Archiving with Gzip and Tar
The best archiving tool to use on Linux is probably Gzip. By best, it is a format that everyone else using Linux can understand, and it is better at compressing files that the older compress command. A newer format called bzip2 has better compression rates but apparently not everyone can understand the format. Admittedly, that’s according to my 1999 edition of Running Linux but it’s certainly true that I’ve seen lots of Gzip (.gz) files, but can’t remember seeing any bzip2 (.bz2) files.

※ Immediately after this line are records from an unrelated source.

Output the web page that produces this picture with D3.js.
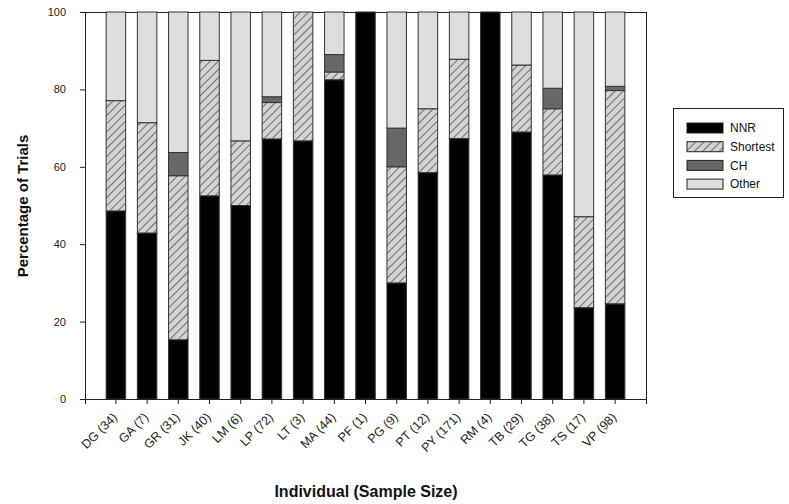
<!DOCTYPE html>
<html>
<head>
<meta charset="utf-8">
<script src="https://cdn.jsdelivr.net/npm/d3@7"></script>
<style>
    body { margin: 0; background: #fff; }
    text { font-family: "Liberation Sans", Arial, sans-serif; }
</style>
</head>
<body>
<div id="chart"></div>
<script>
// individuals and their sample sizes
var individuals = ["DG (34)", "GA (7)", "GR (31)", "JK (40)", "LM (6)", "LP (72)", "LT (3)", "MA (44)", "PF (1)",
    "PG (9)", "PT (12)", "PY (171)", "RM (4)", "TB (29)", "TG (38)", "TS (17)", "VP (98)"];

// percentages per category (Other fills up to 100)
var nnr      = [48.6, 42.9, 15.3, 52.5, 50.0, 67.2, 66.7, 82.5, 100, 30.0, 58.5, 67.3, 100, 69.0, 57.9, 23.6, 24.6];
var shortest = [28.5, 28.5, 42.4, 35.0, 16.7,  9.4, 33.3,  2.0,   0, 30.0, 16.5, 20.5,   0, 17.3, 17.1, 23.5, 55.1];
var ch       = [   0,    0,  6.0,    0,    0,  1.5,    0,  4.5,   0, 10.0,    0,    0,   0,    0,  5.3,    0,  1.1];

var seriesNames = ["NNR", "Shortest", "CH", "Other"];
var yTicks = [0, 20, 40, 60, 80, 100];

var width = 789, height = 504;
var plotLeft = 85, plotRight = 646, plotTop = 12, plotBottom = 399;

var svg = d3.select("#chart").append("svg")
    .attr("width", width)
    .attr("height", height);

var defs = svg.append("defs");
var hatch = defs.append("pattern")
    .attr("id", "hatch")
    .attr("patternUnits", "userSpaceOnUse")
    .attr("width", 5.8)
    .attr("height", 5.8)
    .attr("patternTransform", "rotate(45)");
hatch.append("rect").attr("width", 5.8).attr("height", 5.8).attr("fill", "#d2d2d2");
hatch.append("line")
    .attr("x1", 0).attr("y1", 0).attr("x2", 0).attr("y2", 5.8)
    .attr("stroke", "#2a2a2a").attr("stroke-width", 1.2);

var fills = {"NNR": "#000000", "Shortest": "url(#hatch)", "CH": "#676767", "Other": "#dedede"};

var rows = individuals.map(function (name, i) {
    return {
        name: name,
        NNR: nnr[i],
        Shortest: shortest[i],
        CH: ch[i],
        Other: Math.max(0, 100 - nnr[i] - shortest[i] - ch[i])
    };
});

var stack = d3.stack().keys(seriesNames);
var layers = stack(rows);

var x = d3.scaleBand()
    .domain(individuals)
    .range([plotLeft, plotRight])
    .paddingInner(0.375)
    .paddingOuter(0.678);

var y = d3.scaleLinear().domain([0, 100]).range([plotBottom, plotTop]);

// frame top/right
svg.append("line").attr("x1", plotLeft).attr("x2", plotRight).attr("y1", plotTop + 0.5).attr("y2", plotTop + 0.5)
    .attr("stroke", "#222").attr("stroke-width", 1);
svg.append("line").attr("x1", plotRight + 0.5).attr("x2", plotRight + 0.5).attr("y1", plotTop).attr("y2", plotBottom)
    .attr("stroke", "#222").attr("stroke-width", 1);

svg.append("g").selectAll("g")
    .data(layers)
    .enter().append("g")
    .attr("fill", function (d) { return fills[d.key]; })
    .selectAll("rect")
    .data(function (d) { return d.filter(function (s) { return s[1] - s[0] > 0; }); })
    .enter().append("rect")
    .attr("x", function (d) { return x(d.data.name); })
    .attr("y", function (d) { return y(d[1]); })
    .attr("width", x.bandwidth())
    .attr("height", function (d) { return y(d[0]) - y(d[1]); })
    .attr("stroke", "#333")
    .attr("stroke-width", 1);

// axes
var yAxis = svg.append("g")
    .attr("transform", "translate(" + plotLeft + ",0)")
    .call(d3.axisLeft(y).tickValues(yTicks).tickSize(5).tickPadding(14));
yAxis.selectAll("text").attr("font-size", 11).attr("fill", "#222");
yAxis.select(".domain").attr("stroke", "#222");
yAxis.selectAll(".tick line").attr("stroke", "#222");

var xAxis = svg.append("g")
    .attr("transform", "translate(0," + plotBottom + ")")
    .call(d3.axisBottom(x).tickSizeOuter(0).tickSize(5));
xAxis.select(".domain").attr("stroke", "#222");
xAxis.selectAll(".tick line").attr("stroke", "#222");
xAxis.selectAll("text")
    .attr("font-size", 12.5)
    .attr("fill", "#222")
    .attr("text-anchor", "end")
    .attr("dy", "0.35em")
    .attr("transform", "translate(-1,16) rotate(-45)")
    .attr("x", 0).attr("y", 0);

// axis titles
svg.append("text")
    .attr("x", 366).attr("y", 497)
    .attr("text-anchor", "middle")
    .attr("font-size", 16).attr("font-weight", "bold").attr("fill", "#111")
    .text("Individual (Sample Size)");

svg.append("text")
    .attr("transform", "translate(28,206) rotate(-90)")
    .attr("text-anchor", "middle")
    .attr("font-size", 15).attr("font-weight", "bold").attr("fill", "#111")
    .text("Percentage of Trials");

// legend
var legend = svg.append("g");
legend.append("rect")
    .attr("x", 673.5).attr("y", 108.5).attr("width", 110).attr("height", 89)
    .attr("fill", "#fff").attr("stroke", "#222").attr("stroke-width", 1);

var items = legend.selectAll("g.item")
    .data(seriesNames)
    .enter().append("g")
    .attr("class", "item")
    .attr("transform", function (d, i) { return "translate(687," + (123 + i * 18.7) + ")"; });
items.append("rect")
    .attr("width", 36).attr("height", 10)
    .attr("fill", function (d) { return fills[d]; })
    .attr("stroke", "#222").attr("stroke-width", 1);
items.append("text")
    .attr("x", 43).attr("y", 5).attr("dy", "0.35em")
    .attr("font-size", 12).attr("fill", "#111")
    .text(function (d) { return d; });
</script>
</body>
</html>
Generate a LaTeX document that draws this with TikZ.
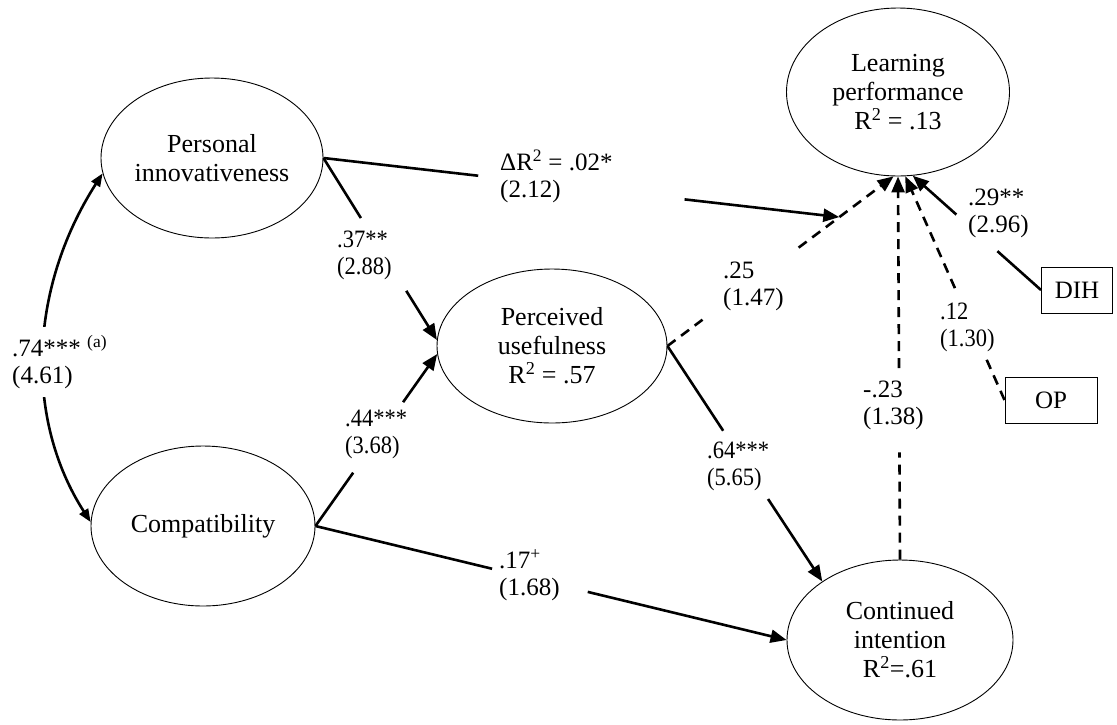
\documentclass[tikz,border=0pt]{standalone}
\usepackage{fontspec}
\setmainfont{Liberation Serif}
\usepackage{graphicx}
\usetikzlibrary{arrows.meta,calc,shapes.geometric}
\newcommand\cnd[1]{\scalebox{0.9}[1]{#1}}
\begin{document}
\begin{tikzpicture}[x=1pt,y=-1pt,
  lat/.style={draw,ellipse,line width=0.9pt,inner sep=0pt,align=center,font=\fontsize{26}{29}\selectfont},
  obs/.style={draw,rectangle,line width=1pt,inner sep=0pt,font=\fontsize{25}{27}\selectfont},
  lab/.style={anchor=west,align=left,inner sep=0pt,font=\fontsize{25}{27}\selectfont},
  ln/.style={line width=2.6pt},
  dsh/.style={line width=2.6pt,dash pattern=on 10pt off 7pt},
  tip/.style={-{Triangle[length=16pt,width=13pt]}},
  bitip/.style={{Triangle[length=13pt,width=10pt]}-{Triangle[length=13pt,width=10pt]}}
]
\useasboundingbox (0,0) rectangle (1117,724);

% latent variables
\node[lat,minimum width=222pt,minimum height=160pt] (PI) at (212,158) {Personal\\innovativeness};
\node[lat,minimum width=224pt,minimum height=160pt] (CO) at (203,526) {Compatibility};
\node[lat,minimum width=230pt,minimum height=154pt] (PU) at (552,346) {Perceived\\usefulness\\R\textsuperscript{2} = .57};
\node[lat,minimum width=223pt,minimum height=168pt] (LP) at (898,92) {Learning\\performance\\R\textsuperscript{2} = .13};
\node[lat,minimum width=226pt,minimum height=160pt] (CI) at (900,640) {Continued\\intention\\R\textsuperscript{2}=.61};
% observed controls
\node[obs,minimum width=71pt,minimum height=46pt] (DIH) at (1077,290) {DIH};
\node[obs,minimum width=92pt,minimum height=46pt] (OP) at (1051,400) {OP};

% correlation
\draw[ln,bitip] (PI.188) .. controls (28,290) and (25,420) .. (CO.178);
\node[lab,fill=white,inner ysep=8pt] (l74) at (12,362) {.74***~\textsuperscript{(a)}\\(4.61)};

% moderation point on PU -> LP
\coordinate (M) at ($(PU.east)!0.76!(LP.-93)$);

% PI -> M (moderation)
\draw[ln] (PI.east) -- ($(PI.east)!0.30!(M)$);
\draw[ln,tip] ($(PI.east)!0.70!(M)$) -- (M);
\node[lab] (ldr) at (500,176) {ΔR\textsuperscript{2} = .02*\\(2.12)};

% PI -> PU
\draw[ln] (PI.east) -- ($(PI.east)!0.33!(PU.177)$);
\draw[ln,tip] ($(PI.east)!0.73!(PU.177)$) -- (PU.177);
\node[lab] (l37) at (337,255) {\cnd{.37**}\\\cnd{(2.88)}};

% CO -> PU
\draw[ln] (CO.east) -- ($(CO.east)!0.31!(PU.184)$);
\draw[ln,tip] ($(CO.east)!0.72!(PU.184)$) -- (PU.184);
\node[lab] (l44) at (345,434) {\cnd{.44***}\\\cnd{(3.68)}};

% CO -> CI
\draw[ln] (CO.east) -- ($(CO.east)!0.375!(CI.west)$);
\draw[ln,tip] ($(CO.east)!0.578!(CI.west)$) -- (CI.west);
\node[lab] (l17) at (499,575) {.17\textsuperscript{+}\\(1.68)};

% PU -> CI
\draw[ln] (PU.east) -- ($(PU.east)!0.36!(CI.143)$);
\draw[ln,tip] ($(PU.east)!0.65!(CI.143)$) -- (CI.143);
\node[lab] (l64) at (707,466) {\cnd{.64***}\\\cnd{(5.65)}};

% PU -> LP (dashed)
\draw[dsh] (PU.east) -- ($(PU.east)!0.155!(LP.-93)$);
\draw[dsh,tip] ($(PU.east)!0.58!(LP.-93)$) -- (LP.-93);
\node[lab] (l25) at (723,286) {.25\\(1.47)};

% CI -> LP (dashed)
\draw[dsh] (CI.north) -- ($(CI.north)!0.28!(LP.south)$);
\draw[dsh,tip] ($(CI.north)!0.50!(LP.south)$) -- (LP.south);
\node[lab] (l23) at (863,405) {-.23\\(1.38)};

% OP -> LP (dashed)
\draw[dsh] (OP.west) -- ($(OP.west)!0.18!(LP.-85)$);
\draw[dsh,tip] ($(OP.west)!0.50!(LP.-85)$) -- (LP.-85);
\node[lab] (l12) at (940,327) {\cnd{.12}\\\cnd{(1.30)}};

% DIH -> LP
\draw[ln] (DIH.west) -- ($(DIH.west)!0.34!(LP.-80)$);
\draw[ln,tip] ($(DIH.west)!0.66!(LP.-80)$) -- (LP.-80);
\node[lab] (l29) at (968,213) {.29**\\(2.96)};
\end{tikzpicture}
\end{document}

The gzip command compresses a file, the gunzip command uncompresses a file and the following command tells you how compressed a file is:
gzip -l filename.txt.gz
One quirk compared with the Zip archive commonly found on Windows and the Mac is that a .gz archive merely contains one file. As such, you will commonly find gzip archives called things like filename.txt.gz (it contains a single text file). To compress a whole range of files, you have to use an extra command called tar (stands for tape archive). Tar does no compression on its own: it simply lumps a selection of files into a single file for easy transportation. Once files are part of a Tar file, you use gzip to compress the tar and end up with a file looking something like backup.tar.gz.
Or you can cheat and use the z option, as in:
tar czvf home.tar.gz /home
This puts the home directory into a tar archive, compressed by gzip.